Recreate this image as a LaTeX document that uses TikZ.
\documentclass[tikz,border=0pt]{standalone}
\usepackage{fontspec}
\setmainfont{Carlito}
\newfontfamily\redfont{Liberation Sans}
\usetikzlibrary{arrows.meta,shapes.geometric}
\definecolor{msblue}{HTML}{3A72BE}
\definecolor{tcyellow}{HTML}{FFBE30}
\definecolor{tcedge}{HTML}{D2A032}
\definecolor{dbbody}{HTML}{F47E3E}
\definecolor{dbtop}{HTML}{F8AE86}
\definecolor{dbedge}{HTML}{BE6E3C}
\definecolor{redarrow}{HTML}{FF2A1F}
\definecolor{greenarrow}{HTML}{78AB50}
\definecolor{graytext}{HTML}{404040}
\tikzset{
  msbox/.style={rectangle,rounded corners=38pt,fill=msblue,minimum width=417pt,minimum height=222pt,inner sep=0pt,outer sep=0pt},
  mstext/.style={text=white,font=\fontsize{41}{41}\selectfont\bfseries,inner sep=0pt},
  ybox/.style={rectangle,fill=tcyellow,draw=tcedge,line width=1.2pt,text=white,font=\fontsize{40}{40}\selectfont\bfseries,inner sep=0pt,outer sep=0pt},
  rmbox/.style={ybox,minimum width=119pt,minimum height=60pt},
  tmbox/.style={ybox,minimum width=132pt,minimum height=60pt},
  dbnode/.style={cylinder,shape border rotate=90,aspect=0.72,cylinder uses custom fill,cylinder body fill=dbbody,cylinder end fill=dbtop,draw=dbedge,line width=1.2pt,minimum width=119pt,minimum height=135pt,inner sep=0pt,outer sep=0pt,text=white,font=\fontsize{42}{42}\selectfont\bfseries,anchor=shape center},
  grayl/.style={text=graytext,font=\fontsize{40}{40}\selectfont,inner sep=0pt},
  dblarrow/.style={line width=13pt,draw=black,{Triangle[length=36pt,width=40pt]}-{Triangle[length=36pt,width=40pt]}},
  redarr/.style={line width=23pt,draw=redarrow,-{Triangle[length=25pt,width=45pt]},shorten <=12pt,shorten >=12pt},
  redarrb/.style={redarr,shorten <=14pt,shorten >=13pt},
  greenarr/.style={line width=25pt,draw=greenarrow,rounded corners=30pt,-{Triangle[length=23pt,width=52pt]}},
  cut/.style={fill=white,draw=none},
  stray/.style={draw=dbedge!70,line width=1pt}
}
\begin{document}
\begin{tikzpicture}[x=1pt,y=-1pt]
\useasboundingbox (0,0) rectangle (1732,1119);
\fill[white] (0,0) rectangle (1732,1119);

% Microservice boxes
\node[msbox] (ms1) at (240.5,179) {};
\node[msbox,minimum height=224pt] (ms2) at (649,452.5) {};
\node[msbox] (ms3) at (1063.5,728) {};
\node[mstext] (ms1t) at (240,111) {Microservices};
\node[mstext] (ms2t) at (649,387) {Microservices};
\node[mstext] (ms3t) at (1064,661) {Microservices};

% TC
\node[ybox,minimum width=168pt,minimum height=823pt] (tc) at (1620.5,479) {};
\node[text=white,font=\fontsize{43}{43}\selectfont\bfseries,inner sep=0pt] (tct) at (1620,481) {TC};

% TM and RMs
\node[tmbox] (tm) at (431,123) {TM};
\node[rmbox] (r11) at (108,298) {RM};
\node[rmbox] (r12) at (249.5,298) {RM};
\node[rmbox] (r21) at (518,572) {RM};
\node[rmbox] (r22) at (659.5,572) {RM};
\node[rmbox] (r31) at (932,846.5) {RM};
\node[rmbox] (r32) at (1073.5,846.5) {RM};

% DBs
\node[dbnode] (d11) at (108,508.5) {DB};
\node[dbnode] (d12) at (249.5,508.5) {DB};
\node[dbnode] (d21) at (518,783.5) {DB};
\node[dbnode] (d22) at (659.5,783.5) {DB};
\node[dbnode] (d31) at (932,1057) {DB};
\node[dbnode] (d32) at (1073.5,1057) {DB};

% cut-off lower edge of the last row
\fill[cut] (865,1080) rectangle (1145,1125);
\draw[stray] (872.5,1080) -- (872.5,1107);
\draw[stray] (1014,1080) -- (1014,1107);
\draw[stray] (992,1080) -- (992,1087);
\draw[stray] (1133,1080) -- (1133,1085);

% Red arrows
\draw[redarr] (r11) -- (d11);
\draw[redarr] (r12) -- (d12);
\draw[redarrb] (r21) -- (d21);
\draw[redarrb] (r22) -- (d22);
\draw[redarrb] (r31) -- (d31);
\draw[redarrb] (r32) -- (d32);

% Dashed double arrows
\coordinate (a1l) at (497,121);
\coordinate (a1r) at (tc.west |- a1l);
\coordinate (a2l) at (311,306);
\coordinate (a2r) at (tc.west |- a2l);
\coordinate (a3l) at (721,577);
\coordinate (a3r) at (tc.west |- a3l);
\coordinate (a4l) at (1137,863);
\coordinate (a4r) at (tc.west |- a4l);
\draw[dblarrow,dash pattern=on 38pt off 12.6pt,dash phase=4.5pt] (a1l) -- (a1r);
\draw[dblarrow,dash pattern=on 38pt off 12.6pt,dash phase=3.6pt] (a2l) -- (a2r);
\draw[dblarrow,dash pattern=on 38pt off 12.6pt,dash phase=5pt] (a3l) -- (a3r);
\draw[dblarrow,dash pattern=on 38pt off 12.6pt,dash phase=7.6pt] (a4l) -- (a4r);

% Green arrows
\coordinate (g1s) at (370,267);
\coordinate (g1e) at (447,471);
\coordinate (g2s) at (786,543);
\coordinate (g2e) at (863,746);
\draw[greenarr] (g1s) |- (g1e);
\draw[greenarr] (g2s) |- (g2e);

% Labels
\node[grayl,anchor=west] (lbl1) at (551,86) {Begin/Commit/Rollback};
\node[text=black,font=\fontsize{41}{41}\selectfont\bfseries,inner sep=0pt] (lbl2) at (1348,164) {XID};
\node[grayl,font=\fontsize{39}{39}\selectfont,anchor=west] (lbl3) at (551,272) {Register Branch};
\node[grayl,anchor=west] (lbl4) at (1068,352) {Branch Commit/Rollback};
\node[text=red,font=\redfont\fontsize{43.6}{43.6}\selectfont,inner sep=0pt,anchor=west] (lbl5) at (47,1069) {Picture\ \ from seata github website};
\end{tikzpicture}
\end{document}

### What is needed
Using the listing above, retype each line exactly.

### Output for this task
Recreate this image as a LaTeX document that uses TikZ.
\documentclass[tikz,border=0pt]{standalone}
\usepackage{fontspec}
\setmainfont{Carlito}
\newfontfamily\redfont{Liberation Sans}
\usetikzlibrary{arrows.meta,shapes.geometric}
\definecolor{msblue}{HTML}{3A72BE}
\definecolor{tcyellow}{HTML}{FFBE30}
\definecolor{tcedge}{HTML}{D2A032}
\definecolor{dbbody}{HTML}{F47E3E}
\definecolor{dbtop}{HTML}{F8AE86}
\definecolor{dbedge}{HTML}{BE6E3C}
\definecolor{redarrow}{HTML}{FF2A1F}
\definecolor{greenarrow}{HTML}{78AB50}
\definecolor{graytext}{HTML}{404040}
\tikzset{
  msbox/.style={rectangle,rounded corners=38pt,fill=msblue,minimum width=417pt,minimum height=222pt,inner sep=0pt,outer sep=0pt},
  mstext/.style={text=white,font=\fontsize{41}{41}\selectfont\bfseries,inner sep=0pt},
  ybox/.style={rectangle,fill=tcyellow,draw=tcedge,line width=1.2pt,text=white,font=\fontsize{40}{40}\selectfont\bfseries,inner sep=0pt,outer sep=0pt},
  rmbox/.style={ybox,minimum width=119pt,minimum height=60pt},
  tmbox/.style={ybox,minimum width=132pt,minimum height=60pt},
  dbnode/.style={cylinder,shape border rotate=90,aspect=0.72,cylinder uses custom fill,cylinder body fill=dbbody,cylinder end fill=dbtop,draw=dbedge,line width=1.2pt,minimum width=119pt,minimum height=135pt,inner sep=0pt,outer sep=0pt,text=white,font=\fontsize{42}{42}\selectfont\bfseries,anchor=shape center},
  grayl/.style={text=graytext,font=\fontsize{40}{40}\selectfont,inner sep=0pt},
  dblarrow/.style={line width=13pt,draw=black,{Triangle[length=36pt,width=40pt]}-{Triangle[length=36pt,width=40pt]}},
  redarr/.style={line width=23pt,draw=redarrow,-{Triangle[length=25pt,width=45pt]},shorten <=12pt,shorten >=12pt},
  redarrb/.style={redarr,shorten <=14pt,shorten >=13pt},
  greenarr/.style={line width=25pt,draw=greenarrow,rounded corners=30pt,-{Triangle[length=23pt,width=52pt]}},
  cut/.style={fill=white,draw=none},
  stray/.style={draw=dbedge!70,line width=1pt}
}
\begin{document}
\begin{tikzpicture}[x=1pt,y=-1pt]
\useasboundingbox (0,0) rectangle (1732,1119);
\fill[white] (0,0) rectangle (1732,1119);

% Microservice boxes
\node[msbox] (ms1) at (240.5,179) {};
\node[msbox,minimum height=224pt] (ms2) at (649,452.5) {};
\node[msbox] (ms3) at (1063.5,728) {};
\node[mstext] (ms1t) at (240,111) {Microservices};
\node[mstext] (ms2t) at (649,387) {Microservices};
\node[mstext] (ms3t) at (1064,661) {Microservices};

% TC
\node[ybox,minimum width=168pt,minimum height=823pt] (tc) at (1620.5,479) {};
\node[text=white,font=\fontsize{43}{43}\selectfont\bfseries,inner sep=0pt] (tct) at (1620,481) {TC};

% TM and RMs
\node[tmbox] (tm) at (431,123) {TM};
\node[rmbox] (r11) at (108,298) {RM};
\node[rmbox] (r12) at (249.5,298) {RM};
\node[rmbox] (r21) at (518,572) {RM};
\node[rmbox] (r22) at (659.5,572) {RM};
\node[rmbox] (r31) at (932,846.5) {RM};
\node[rmbox] (r32) at (1073.5,846.5) {RM};

% DBs
\node[dbnode] (d11) at (108,508.5) {DB};
\node[dbnode] (d12) at (249.5,508.5) {DB};
\node[dbnode] (d21) at (518,783.5) {DB};
\node[dbnode] (d22) at (659.5,783.5) {DB};
\node[dbnode] (d31) at (932,1057) {DB};
\node[dbnode] (d32) at (1073.5,1057) {DB};

% cut-off lower edge of the last row
\fill[cut] (865,1080) rectangle (1145,1125);
\draw[stray] (872.5,1080) -- (872.5,1107);
\draw[stray] (1014,1080) -- (1014,1107);
\draw[stray] (992,1080) -- (992,1087);
\draw[stray] (1133,1080) -- (1133,1085);

% Red arrows
\draw[redarr] (r11) -- (d11);
\draw[redarr] (r12) -- (d12);
\draw[redarrb] (r21) -- (d21);
\draw[redarrb] (r22) -- (d22);
\draw[redarrb] (r31) -- (d31);
\draw[redarrb] (r32) -- (d32);

% Dashed double arrows
\coordinate (a1l) at (497,121);
\coordinate (a1r) at (tc.west |- a1l);
\coordinate (a2l) at (311,306);
\coordinate (a2r) at (tc.west |- a2l);
\coordinate (a3l) at (721,577);
\coordinate (a3r) at (tc.west |- a3l);
\coordinate (a4l) at (1137,863);
\coordinate (a4r) at (tc.west |- a4l);
\draw[dblarrow,dash pattern=on 38pt off 12.6pt,dash phase=4.5pt] (a1l) -- (a1r);
\draw[dblarrow,dash pattern=on 38pt off 12.6pt,dash phase=3.6pt] (a2l) -- (a2r);
\draw[dblarrow,dash pattern=on 38pt off 12.6pt,dash phase=5pt] (a3l) -- (a3r);
\draw[dblarrow,dash pattern=on 38pt off 12.6pt,dash phase=7.6pt] (a4l) -- (a4r);

% Green arrows
\coordinate (g1s) at (370,267);
\coordinate (g1e) at (447,471);
\coordinate (g2s) at (786,543);
\coordinate (g2e) at (863,746);
\draw[greenarr] (g1s) |- (g1e);
\draw[greenarr] (g2s) |- (g2e);

% Labels
\node[grayl,anchor=west] (lbl1) at (551,86) {Begin/Commit/Rollback};
\node[text=black,font=\fontsize{41}{41}\selectfont\bfseries,inner sep=0pt] (lbl2) at (1348,164) {XID};
\node[grayl,font=\fontsize{39}{39}\selectfont,anchor=west] (lbl3) at (551,272) {Register Branch};
\node[grayl,anchor=west] (lbl4) at (1068,352) {Branch Commit/Rollback};
\node[text=red,font=\redfont\fontsize{43.6}{43.6}\selectfont,inner sep=0pt,anchor=west] (lbl5) at (47,1069) {Picture\ \ from seata github website};
\end{tikzpicture}
\end{document}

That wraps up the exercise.